The biggest trigger for the market will be the progress of the monsoon which appears to be largely satisfactory thus far. However, it is early days yet and market participants are closely watching the situation on the ground. The second trigger will be the quarterly numbers of the bellwether stocks in each sector with us entering the earnings’ season. The third trigger which could be a big one is the continuation of reforms that this government was expected to bring about. Further, one must not lose sight of the Euro Zone concerns which keep haunting the global sentiment.

The inflationary situation has not led to any meaningful let-up. A good monsoon may ensure that the situation does not go out of hand any further and pull it back from the brink.

The interest rate scenario will largely be influenced by the inflationary situation in the economy. As pointed out earlier, with little sign of inflation easing off, there is little evidence to say that the interest rates have peaked out. A bumper monsoon will certainly help to cool off the inflationary expectations. But it would be premature to arrive at any conclusion about the progress of the monsoon. The sectors which are interest-rate sensitive such as real estate and automobiles will continue to face the heat. Companies with high debt and high net interest expense will continue to bear the brunt. Investors need to look for cash-rich companies who may be able to get higher yields on their cash and consequently return a higher other income.

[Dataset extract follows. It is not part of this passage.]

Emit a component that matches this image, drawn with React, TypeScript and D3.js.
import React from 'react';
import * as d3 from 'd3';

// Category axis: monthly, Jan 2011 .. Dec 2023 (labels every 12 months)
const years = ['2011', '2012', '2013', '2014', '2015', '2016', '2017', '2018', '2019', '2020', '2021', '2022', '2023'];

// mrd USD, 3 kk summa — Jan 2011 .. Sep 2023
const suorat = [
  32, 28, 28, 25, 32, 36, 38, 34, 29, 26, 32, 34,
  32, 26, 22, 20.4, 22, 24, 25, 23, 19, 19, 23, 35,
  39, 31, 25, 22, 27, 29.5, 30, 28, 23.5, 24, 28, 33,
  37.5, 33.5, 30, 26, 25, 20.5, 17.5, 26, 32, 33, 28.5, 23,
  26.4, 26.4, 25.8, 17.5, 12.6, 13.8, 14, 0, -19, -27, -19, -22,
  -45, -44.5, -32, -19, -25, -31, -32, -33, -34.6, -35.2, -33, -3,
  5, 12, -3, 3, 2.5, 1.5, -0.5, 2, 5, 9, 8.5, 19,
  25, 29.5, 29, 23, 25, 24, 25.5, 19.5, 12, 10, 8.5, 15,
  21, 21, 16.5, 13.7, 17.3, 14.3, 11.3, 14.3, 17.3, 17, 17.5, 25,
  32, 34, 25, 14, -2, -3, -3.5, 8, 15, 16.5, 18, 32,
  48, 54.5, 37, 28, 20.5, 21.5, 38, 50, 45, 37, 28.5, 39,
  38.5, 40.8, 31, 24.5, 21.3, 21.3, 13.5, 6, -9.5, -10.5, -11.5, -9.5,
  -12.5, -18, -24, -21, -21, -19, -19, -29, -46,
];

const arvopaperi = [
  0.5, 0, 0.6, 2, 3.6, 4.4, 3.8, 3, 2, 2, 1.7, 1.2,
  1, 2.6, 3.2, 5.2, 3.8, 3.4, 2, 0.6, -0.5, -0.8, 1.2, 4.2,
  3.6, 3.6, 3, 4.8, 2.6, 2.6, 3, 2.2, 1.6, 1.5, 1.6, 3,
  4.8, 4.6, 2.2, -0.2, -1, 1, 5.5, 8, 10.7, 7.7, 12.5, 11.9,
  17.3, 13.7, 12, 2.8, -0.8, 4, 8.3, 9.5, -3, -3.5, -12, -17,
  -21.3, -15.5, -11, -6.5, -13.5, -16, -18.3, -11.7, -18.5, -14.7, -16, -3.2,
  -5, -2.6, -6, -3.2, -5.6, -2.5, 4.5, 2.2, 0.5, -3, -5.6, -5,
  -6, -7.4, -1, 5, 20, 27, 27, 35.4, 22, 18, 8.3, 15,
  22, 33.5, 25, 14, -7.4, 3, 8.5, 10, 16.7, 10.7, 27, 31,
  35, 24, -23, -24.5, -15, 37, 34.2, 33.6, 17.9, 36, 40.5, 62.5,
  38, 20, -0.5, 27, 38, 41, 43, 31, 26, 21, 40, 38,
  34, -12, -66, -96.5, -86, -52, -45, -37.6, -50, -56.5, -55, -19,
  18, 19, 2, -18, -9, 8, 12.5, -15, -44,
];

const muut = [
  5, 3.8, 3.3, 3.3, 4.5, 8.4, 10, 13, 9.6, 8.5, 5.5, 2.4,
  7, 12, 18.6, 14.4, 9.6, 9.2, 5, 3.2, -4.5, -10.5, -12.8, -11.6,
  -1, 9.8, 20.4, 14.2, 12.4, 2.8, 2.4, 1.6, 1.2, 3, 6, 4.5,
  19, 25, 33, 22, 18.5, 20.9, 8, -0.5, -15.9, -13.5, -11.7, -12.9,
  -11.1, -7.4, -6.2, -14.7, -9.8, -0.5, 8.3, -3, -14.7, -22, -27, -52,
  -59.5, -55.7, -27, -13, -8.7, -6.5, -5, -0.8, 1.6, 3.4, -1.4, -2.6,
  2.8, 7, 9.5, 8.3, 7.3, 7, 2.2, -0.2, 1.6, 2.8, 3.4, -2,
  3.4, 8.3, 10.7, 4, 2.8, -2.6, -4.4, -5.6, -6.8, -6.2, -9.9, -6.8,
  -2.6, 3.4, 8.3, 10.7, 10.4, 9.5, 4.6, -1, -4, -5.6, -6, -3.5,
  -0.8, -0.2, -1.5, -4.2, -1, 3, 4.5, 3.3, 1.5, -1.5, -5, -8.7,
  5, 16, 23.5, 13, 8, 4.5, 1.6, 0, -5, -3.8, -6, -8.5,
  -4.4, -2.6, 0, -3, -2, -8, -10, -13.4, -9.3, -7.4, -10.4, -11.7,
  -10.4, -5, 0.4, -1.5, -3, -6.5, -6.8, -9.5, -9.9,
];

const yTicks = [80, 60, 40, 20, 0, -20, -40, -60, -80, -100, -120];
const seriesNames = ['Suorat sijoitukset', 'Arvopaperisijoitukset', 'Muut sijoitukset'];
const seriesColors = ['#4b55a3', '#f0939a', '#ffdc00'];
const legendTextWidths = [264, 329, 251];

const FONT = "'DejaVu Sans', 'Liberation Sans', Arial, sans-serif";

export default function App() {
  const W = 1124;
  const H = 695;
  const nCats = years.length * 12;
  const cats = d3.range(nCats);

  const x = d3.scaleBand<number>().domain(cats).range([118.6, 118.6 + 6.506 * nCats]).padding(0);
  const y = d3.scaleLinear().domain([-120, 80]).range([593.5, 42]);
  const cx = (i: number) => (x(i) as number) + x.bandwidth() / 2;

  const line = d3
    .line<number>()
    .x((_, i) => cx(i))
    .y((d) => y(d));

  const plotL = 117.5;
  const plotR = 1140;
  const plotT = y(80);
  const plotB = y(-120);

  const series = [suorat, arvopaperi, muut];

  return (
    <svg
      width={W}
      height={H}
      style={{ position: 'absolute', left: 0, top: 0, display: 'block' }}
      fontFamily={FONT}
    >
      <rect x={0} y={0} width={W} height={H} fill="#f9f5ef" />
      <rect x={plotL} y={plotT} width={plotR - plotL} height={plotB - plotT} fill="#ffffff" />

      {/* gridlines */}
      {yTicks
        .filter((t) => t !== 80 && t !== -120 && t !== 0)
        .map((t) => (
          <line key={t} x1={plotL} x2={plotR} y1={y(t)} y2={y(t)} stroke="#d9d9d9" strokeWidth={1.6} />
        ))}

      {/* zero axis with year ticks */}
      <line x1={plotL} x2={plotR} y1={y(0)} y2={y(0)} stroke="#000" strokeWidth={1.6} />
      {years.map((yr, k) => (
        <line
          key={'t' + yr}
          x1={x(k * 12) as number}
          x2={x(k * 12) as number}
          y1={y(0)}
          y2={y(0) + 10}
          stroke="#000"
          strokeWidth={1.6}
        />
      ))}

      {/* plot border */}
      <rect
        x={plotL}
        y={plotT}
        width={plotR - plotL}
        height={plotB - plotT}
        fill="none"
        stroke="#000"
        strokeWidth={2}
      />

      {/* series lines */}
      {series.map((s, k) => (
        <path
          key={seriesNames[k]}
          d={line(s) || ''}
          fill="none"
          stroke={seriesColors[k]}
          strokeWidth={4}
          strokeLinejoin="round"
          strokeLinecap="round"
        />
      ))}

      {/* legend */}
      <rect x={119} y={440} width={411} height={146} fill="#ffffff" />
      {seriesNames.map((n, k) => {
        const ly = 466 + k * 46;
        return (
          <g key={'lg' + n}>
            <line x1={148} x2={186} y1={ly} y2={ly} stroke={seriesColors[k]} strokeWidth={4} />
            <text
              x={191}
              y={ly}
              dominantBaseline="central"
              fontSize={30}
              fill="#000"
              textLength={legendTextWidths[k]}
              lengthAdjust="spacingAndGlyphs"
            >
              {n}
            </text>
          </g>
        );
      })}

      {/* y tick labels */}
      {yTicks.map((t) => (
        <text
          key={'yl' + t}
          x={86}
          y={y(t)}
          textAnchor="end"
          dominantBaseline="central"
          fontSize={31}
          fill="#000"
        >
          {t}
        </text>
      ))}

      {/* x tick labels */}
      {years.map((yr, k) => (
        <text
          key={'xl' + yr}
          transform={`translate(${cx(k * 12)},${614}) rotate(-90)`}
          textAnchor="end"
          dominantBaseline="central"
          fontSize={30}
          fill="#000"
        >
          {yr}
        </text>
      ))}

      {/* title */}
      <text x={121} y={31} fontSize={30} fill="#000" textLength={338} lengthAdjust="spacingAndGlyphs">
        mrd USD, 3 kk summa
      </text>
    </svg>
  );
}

The global markets are highly volatile and the economic woes of the West don’t seem to end. China raising its interest rates does not augur well for commodities. The unsettled look in Europe continues to torment investors and the sentiment appears to carry a negative bias. The current market is ripe for retail investors to enter in selective stocks with at least a year’s horizon. The sentiment of fear (as opposed to greed) has ensured that many of the stocks are available at reasonable valuations. A systematic and staggered investment plan needs to be worked out with an expert’s advice. Now is the time to be greedy since the street is fearful and the time is conducive to pick up value stocks with a long-term horizon.